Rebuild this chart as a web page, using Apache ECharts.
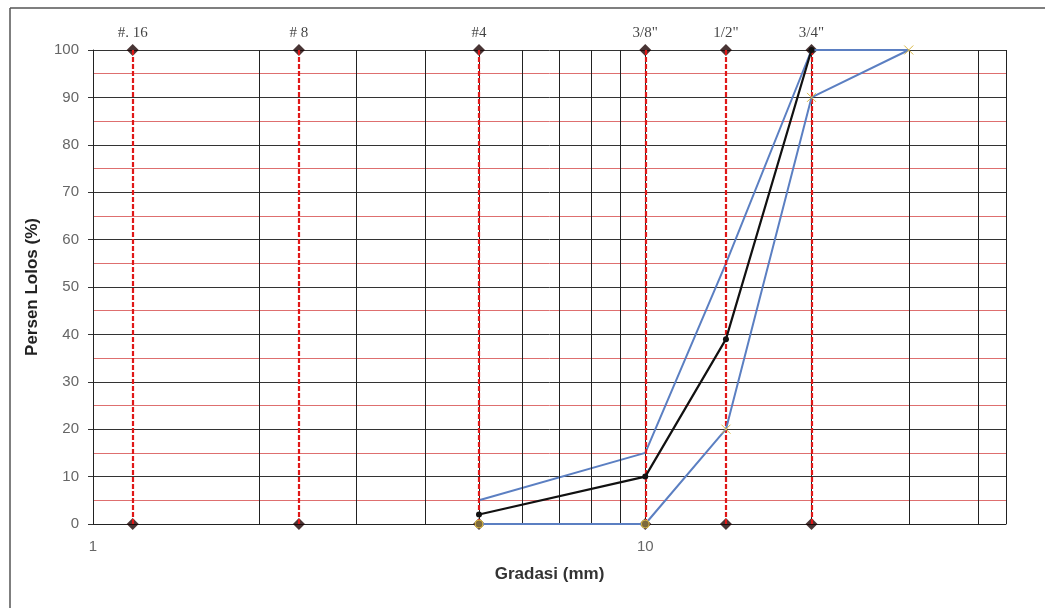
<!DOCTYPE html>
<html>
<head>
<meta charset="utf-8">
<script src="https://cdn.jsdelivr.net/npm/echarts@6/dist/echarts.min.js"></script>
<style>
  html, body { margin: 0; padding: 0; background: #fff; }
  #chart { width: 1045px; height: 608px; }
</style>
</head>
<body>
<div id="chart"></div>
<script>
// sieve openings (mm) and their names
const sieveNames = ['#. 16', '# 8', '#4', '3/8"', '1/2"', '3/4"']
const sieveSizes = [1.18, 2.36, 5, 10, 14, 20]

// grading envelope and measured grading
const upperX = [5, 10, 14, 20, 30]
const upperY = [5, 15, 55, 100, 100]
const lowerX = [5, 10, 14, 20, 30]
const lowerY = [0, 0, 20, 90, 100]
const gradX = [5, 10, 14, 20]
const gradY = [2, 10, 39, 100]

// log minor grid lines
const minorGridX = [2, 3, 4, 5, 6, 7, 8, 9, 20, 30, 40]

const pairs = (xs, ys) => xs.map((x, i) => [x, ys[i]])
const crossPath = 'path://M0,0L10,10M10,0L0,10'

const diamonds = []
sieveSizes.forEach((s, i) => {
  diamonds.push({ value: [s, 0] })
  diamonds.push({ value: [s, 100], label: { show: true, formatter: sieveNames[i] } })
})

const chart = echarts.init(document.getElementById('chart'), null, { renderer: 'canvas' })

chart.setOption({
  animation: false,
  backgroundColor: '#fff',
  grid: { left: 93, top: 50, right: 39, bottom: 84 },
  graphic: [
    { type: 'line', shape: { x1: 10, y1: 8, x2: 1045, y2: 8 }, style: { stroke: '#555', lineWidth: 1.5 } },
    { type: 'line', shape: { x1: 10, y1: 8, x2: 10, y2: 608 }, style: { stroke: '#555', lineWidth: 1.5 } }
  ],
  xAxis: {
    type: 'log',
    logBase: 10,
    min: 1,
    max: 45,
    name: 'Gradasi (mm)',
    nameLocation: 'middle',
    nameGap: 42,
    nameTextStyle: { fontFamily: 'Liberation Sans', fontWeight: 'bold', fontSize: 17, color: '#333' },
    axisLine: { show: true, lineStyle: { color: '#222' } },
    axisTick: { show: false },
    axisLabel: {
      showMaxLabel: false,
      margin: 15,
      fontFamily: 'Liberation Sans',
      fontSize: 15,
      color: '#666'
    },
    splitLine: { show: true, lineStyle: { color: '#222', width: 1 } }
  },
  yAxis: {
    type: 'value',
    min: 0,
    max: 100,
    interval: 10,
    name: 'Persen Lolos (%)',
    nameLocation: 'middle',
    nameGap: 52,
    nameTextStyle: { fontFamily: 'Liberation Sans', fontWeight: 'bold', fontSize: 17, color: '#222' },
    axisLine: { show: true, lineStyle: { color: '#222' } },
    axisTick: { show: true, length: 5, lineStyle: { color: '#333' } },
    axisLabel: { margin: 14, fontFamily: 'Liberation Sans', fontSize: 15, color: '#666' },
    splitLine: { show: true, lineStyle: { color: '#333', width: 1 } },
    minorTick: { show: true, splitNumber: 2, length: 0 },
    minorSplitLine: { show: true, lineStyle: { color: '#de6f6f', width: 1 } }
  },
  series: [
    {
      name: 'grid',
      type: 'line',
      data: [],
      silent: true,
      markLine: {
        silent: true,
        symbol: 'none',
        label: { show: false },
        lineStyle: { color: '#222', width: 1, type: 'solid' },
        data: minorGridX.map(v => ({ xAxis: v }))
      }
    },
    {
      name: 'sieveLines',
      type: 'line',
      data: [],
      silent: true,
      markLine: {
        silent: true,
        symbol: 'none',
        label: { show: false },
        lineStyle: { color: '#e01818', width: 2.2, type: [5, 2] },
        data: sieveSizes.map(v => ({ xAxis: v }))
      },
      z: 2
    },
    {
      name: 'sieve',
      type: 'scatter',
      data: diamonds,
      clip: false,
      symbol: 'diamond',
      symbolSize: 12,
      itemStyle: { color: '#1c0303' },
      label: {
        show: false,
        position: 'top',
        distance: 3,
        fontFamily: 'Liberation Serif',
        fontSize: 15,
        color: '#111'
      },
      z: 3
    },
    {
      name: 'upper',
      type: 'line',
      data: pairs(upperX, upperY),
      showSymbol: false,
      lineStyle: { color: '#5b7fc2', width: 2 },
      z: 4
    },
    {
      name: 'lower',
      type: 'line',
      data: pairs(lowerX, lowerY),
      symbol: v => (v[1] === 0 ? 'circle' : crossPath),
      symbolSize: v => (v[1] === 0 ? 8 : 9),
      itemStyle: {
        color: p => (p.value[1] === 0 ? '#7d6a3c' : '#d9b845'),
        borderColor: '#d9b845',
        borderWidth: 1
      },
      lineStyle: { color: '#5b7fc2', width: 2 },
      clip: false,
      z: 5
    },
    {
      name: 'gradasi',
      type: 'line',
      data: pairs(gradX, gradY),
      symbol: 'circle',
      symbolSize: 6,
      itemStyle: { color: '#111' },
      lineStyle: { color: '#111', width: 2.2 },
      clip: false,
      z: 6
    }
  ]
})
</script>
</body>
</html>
==============================
REQUEST: Images in the data above are to be skipped. Retype all other material exactly.

PROBLEM SOLUTION:
Rebuild this chart as a web page, using Apache ECharts.
<!DOCTYPE html>
<html>
<head>
<meta charset="utf-8">
<script src="https://cdn.jsdelivr.net/npm/echarts@6/dist/echarts.min.js"></script>
<style>
  html, body { margin: 0; padding: 0; background: #fff; }
  #chart { width: 1045px; height: 608px; }
</style>
</head>
<body>
<div id="chart"></div>
<script>
// sieve openings (mm) and their names
const sieveNames = ['#. 16', '# 8', '#4', '3/8"', '1/2"', '3/4"']
const sieveSizes = [1.18, 2.36, 5, 10, 14, 20]

// grading envelope and measured grading
const upperX = [5, 10, 14, 20, 30]
const upperY = [5, 15, 55, 100, 100]
const lowerX = [5, 10, 14, 20, 30]
const lowerY = [0, 0, 20, 90, 100]
const gradX = [5, 10, 14, 20]
const gradY = [2, 10, 39, 100]

// log minor grid lines
const minorGridX = [2, 3, 4, 5, 6, 7, 8, 9, 20, 30, 40]

const pairs = (xs, ys) => xs.map((x, i) => [x, ys[i]])
const crossPath = 'path://M0,0L10,10M10,0L0,10'

const diamonds = []
sieveSizes.forEach((s, i) => {
  diamonds.push({ value: [s, 0] })
  diamonds.push({ value: [s, 100], label: { show: true, formatter: sieveNames[i] } })
})

const chart = echarts.init(document.getElementById('chart'), null, { renderer: 'canvas' })

chart.setOption({
  animation: false,
  backgroundColor: '#fff',
  grid: { left: 93, top: 50, right: 39, bottom: 84 },
  graphic: [
    { type: 'line', shape: { x1: 10, y1: 8, x2: 1045, y2: 8 }, style: { stroke: '#555', lineWidth: 1.5 } },
    { type: 'line', shape: { x1: 10, y1: 8, x2: 10, y2: 608 }, style: { stroke: '#555', lineWidth: 1.5 } }
  ],
  xAxis: {
    type: 'log',
    logBase: 10,
    min: 1,
    max: 45,
    name: 'Gradasi (mm)',
    nameLocation: 'middle',
    nameGap: 42,
    nameTextStyle: { fontFamily: 'Liberation Sans', fontWeight: 'bold', fontSize: 17, color: '#333' },
    axisLine: { show: true, lineStyle: { color: '#222' } },
    axisTick: { show: false },
    axisLabel: {
      showMaxLabel: false,
      margin: 15,
      fontFamily: 'Liberation Sans',
      fontSize: 15,
      color: '#666'
    },
    splitLine: { show: true, lineStyle: { color: '#222', width: 1 } }
  },
  yAxis: {
    type: 'value',
    min: 0,
    max: 100,
    interval: 10,
    name: 'Persen Lolos (%)',
    nameLocation: 'middle',
    nameGap: 52,
    nameTextStyle: { fontFamily: 'Liberation Sans', fontWeight: 'bold', fontSize: 17, color: '#222' },
    axisLine: { show: true, lineStyle: { color: '#222' } },
    axisTick: { show: true, length: 5, lineStyle: { color: '#333' } },
    axisLabel: { margin: 14, fontFamily: 'Liberation Sans', fontSize: 15, color: '#666' },
    splitLine: { show: true, lineStyle: { color: '#333', width: 1 } },
    minorTick: { show: true, splitNumber: 2, length: 0 },
    minorSplitLine: { show: true, lineStyle: { color: '#de6f6f', width: 1 } }
  },
  series: [
    {
      name: 'grid',
      type: 'line',
      data: [],
      silent: true,
      markLine: {
        silent: true,
        symbol: 'none',
        label: { show: false },
        lineStyle: { color: '#222', width: 1, type: 'solid' },
        data: minorGridX.map(v => ({ xAxis: v }))
      }
    },
    {
      name: 'sieveLines',
      type: 'line',
      data: [],
      silent: true,
      markLine: {
        silent: true,
        symbol: 'none',
        label: { show: false },
        lineStyle: { color: '#e01818', width: 2.2, type: [5, 2] },
        data: sieveSizes.map(v => ({ xAxis: v }))
      },
      z: 2
    },
    {
      name: 'sieve',
      type: 'scatter',
      data: diamonds,
      clip: false,
      symbol: 'diamond',
      symbolSize: 12,
      itemStyle: { color: '#1c0303' },
      label: {
        show: false,
        position: 'top',
        distance: 3,
        fontFamily: 'Liberation Serif',
        fontSize: 15,
        color: '#111'
      },
      z: 3
    },
    {
      name: 'upper',
      type: 'line',
      data: pairs(upperX, upperY),
      showSymbol: false,
      lineStyle: { color: '#5b7fc2', width: 2 },
      z: 4
    },
    {
      name: 'lower',
      type: 'line',
      data: pairs(lowerX, lowerY),
      symbol: v => (v[1] === 0 ? 'circle' : crossPath),
      symbolSize: v => (v[1] === 0 ? 8 : 9),
      itemStyle: {
        color: p => (p.value[1] === 0 ? '#7d6a3c' : '#d9b845'),
        borderColor: '#d9b845',
        borderWidth: 1
      },
      lineStyle: { color: '#5b7fc2', width: 2 },
      clip: false,
      z: 5
    },
    {
      name: 'gradasi',
      type: 'line',
      data: pairs(gradX, gradY),
      symbol: 'circle',
      symbolSize: 6,
      itemStyle: { color: '#111' },
      lineStyle: { color: '#111', width: 2.2 },
      clip: false,
      z: 6
    }
  ]
})
</script>
</body>
</html>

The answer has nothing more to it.